The problems briefly outlined above show the magnitude of the challenge involved in changing the Common Agricultural Policy after 2013. This is all the more important in that planning in agriculture is done years in advance, and in reality the new directions for the CAP will determine the conditions of development for a whole generation of farmers in the EU.

An analysis of the situation to date, coupled with the dangers related to the increasingly strong penetration of agricultural markets by speculative capital, means that it is becoming crucial to develop new, effective mechanisms regulating the agricultural sector as a whole.

From the start of the discussion on changes to the EU’s agricultural policy, Poland has favored a few fundamental directions of such changes. First of all, we should stop thinking in terms of individual countries and replace this with developing a framework for a competitive European agricultural sector. For this to happen, the new Common Agricultural Policy has to be simplified significantly. It has to become a policy comprehensible to all, clearly determining equal conditions of competition and limiting bureaucracy to an essential minimum. It is high time to abandon unjust, historical rights to payments. The system of direct support should become transparent and coherent. Its main task should be to compensate for costs related to the requirements of environmental protection and ecology.

Meanwhile, the other part of the funding, which I think should be 50 percent of the total amount, should be earmarked for the second pillar of the CAP, namely rural development and modernization.

Such a general framework for the functioning of European agriculture should generate more specific tasks. It is only once such a Common Agricultural Policy after 2013 is built that a financial framework can be added.

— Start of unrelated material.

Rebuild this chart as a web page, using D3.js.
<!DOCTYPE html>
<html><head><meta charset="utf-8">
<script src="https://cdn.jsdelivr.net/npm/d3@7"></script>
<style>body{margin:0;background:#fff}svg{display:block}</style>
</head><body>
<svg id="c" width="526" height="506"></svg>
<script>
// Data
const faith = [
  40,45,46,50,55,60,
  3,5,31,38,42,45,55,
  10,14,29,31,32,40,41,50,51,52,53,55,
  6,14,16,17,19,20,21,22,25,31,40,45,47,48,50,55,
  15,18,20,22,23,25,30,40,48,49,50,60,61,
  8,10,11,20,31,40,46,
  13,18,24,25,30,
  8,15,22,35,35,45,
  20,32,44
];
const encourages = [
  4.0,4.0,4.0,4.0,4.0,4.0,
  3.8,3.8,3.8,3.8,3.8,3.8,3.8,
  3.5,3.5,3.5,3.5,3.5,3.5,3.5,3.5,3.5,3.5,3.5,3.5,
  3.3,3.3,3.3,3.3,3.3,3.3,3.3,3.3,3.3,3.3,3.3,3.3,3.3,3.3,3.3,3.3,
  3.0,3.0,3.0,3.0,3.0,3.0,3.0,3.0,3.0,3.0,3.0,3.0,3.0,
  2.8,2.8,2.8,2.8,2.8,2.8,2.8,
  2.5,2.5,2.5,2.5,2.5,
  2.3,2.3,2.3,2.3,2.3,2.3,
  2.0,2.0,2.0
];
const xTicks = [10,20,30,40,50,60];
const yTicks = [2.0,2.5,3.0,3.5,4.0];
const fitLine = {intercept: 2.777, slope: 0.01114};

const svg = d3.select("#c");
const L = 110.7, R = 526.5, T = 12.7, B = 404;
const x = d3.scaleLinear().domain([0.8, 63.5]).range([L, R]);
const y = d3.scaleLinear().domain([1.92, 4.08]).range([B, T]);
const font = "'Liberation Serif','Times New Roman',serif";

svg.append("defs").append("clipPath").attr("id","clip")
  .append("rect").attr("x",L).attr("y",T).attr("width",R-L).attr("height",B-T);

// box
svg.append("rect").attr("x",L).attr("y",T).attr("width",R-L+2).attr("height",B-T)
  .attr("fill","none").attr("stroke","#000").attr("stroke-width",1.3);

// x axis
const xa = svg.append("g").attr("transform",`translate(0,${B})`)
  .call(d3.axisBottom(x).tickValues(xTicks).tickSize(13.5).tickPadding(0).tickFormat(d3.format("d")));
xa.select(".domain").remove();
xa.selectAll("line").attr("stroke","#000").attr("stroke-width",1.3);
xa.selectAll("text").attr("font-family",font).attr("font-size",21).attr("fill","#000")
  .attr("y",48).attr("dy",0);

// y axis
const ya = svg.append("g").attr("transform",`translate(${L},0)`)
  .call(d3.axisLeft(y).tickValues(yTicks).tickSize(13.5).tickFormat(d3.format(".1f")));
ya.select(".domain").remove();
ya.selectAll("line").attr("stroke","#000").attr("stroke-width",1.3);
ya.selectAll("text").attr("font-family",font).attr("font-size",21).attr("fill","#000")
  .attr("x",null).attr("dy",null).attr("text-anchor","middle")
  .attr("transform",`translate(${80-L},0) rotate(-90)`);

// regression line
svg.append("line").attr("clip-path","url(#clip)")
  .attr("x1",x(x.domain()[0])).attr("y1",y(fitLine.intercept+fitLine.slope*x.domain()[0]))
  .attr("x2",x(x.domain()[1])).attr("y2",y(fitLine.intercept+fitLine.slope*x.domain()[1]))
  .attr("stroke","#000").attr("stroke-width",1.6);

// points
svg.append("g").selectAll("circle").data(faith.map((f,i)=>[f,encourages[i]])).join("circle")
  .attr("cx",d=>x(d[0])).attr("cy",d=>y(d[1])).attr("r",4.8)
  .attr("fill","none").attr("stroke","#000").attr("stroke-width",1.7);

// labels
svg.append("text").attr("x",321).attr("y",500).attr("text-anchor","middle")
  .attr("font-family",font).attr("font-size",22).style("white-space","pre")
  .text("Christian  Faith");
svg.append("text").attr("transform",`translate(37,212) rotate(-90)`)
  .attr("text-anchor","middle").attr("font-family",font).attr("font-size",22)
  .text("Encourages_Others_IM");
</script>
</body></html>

Taking into consideration the necessity to fulfill the requirements related to environmental protection, ecology and animal welfare, I think the budget for agriculture under the new Financial Perspective should not be lower than the current one.

In summary, I can say that our vision of reform comes down to a clear division of tasks within the two pillars. In the first pillar, this would involve support for farmers fulfilling the requirements of mutual compliance, with payments being based on measurable and objective criteria. The second pillar would involve support for active farmers who focus on development, modernization and innovation, and in effect on their ability to compete not only on the common market but also the global market.

I am convinced a decisive and bold reform of the Common Agricultural Policy will give European agriculture a competitive edge, a capacity for development and will ensure food security for the common market’s half-billion consumers.